Corporate Bitcoin hoarding isn't speculation—it's an arbitrage bet on the death of fiat.

The Summary

The Signal

Adam Back's positioning is remarkably clean. He's not calling corporate Bitcoin hoarding visionary or revolutionary. He's calling it arbitrage. The gap between Bitcoin's current price and its value in a hyperbitcoinized future is the spread. Companies buying today are simply trading across time horizons.

This matters because it reframes the entire treasury conversation. Strategy, the company formerly known as MicroStrategy, isn't making a speculative bet. It's exploiting a mispricing. The fiat system still prices BTC like a volatile asset. Back's thesis suggests it should be priced like the base layer of a new financial system.

"Bitcoin treasury companies are arbitrage plays between the current fiat financial system and a future where BTC dominates global economics."

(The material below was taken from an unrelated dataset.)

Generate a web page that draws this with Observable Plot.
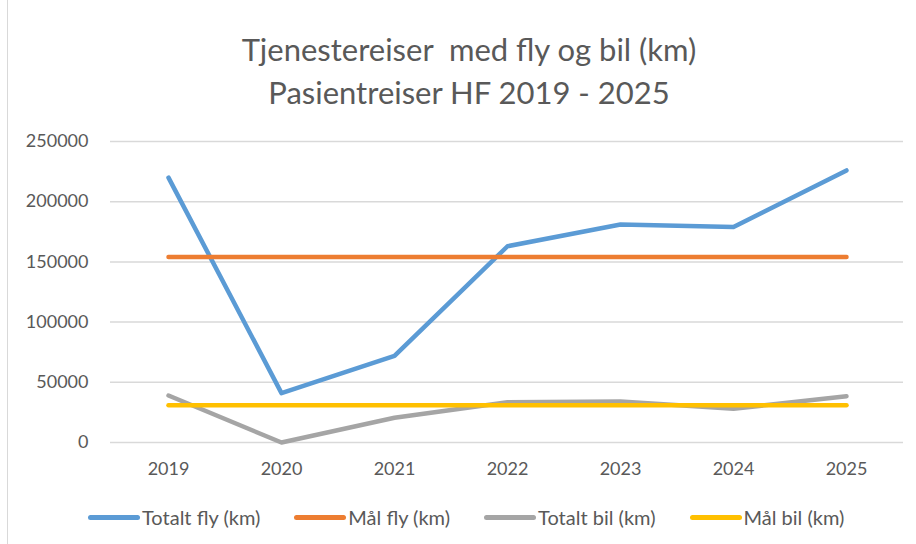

The discussion with Strategy CEO Phong Le covered more than just accumulation strategy. Tokenization and digital credit both came up, which signals where these companies think the infrastructure is heading. Tokenization layers value on top of Bitcoin rails. Digital credit denominated in BTC creates lending markets without fiat intermediaries.

Both mechanisms require a shared assumption: Bitcoin becomes the unit of account, not just a store of value. That's the hyperbitcoinized future Back is betting on. It's also the future that makes corporate treasury strategies rational instead of reckless.

Key infrastructure implications:

  • Treasury strategies only work if Bitcoin becomes base-layer money
  • Tokenization and digital credit are the rails being built for that future
  • The arbitrage window closes as more companies adopt the same strategy

Strategy's playbook is public. They issue debt, buy Bitcoin, and wait for the revaluation. If Back is right, that's not leverage risk. It's time arbitrage. The risk is only real if Bitcoin doesn't become the dominant settlement layer. And companies like Strategy and Blockstream are building as if that outcome is inevitable.

The Implication

Watch for more corporate treasuries to adopt similar language. The shift from "we believe in Bitcoin" to "we're arbitraging a system transition" is meaningful. It moves the conversation from speculation to infrastructure positioning.

If Back's framing gains traction, expect regulatory pushback. Calling Bitcoin accumulation arbitrage implies the current system is mispricing reality. That's a claim about monetary policy, not just asset allocation. The companies making this bet are betting against central banks, not just on Bitcoin appreciation.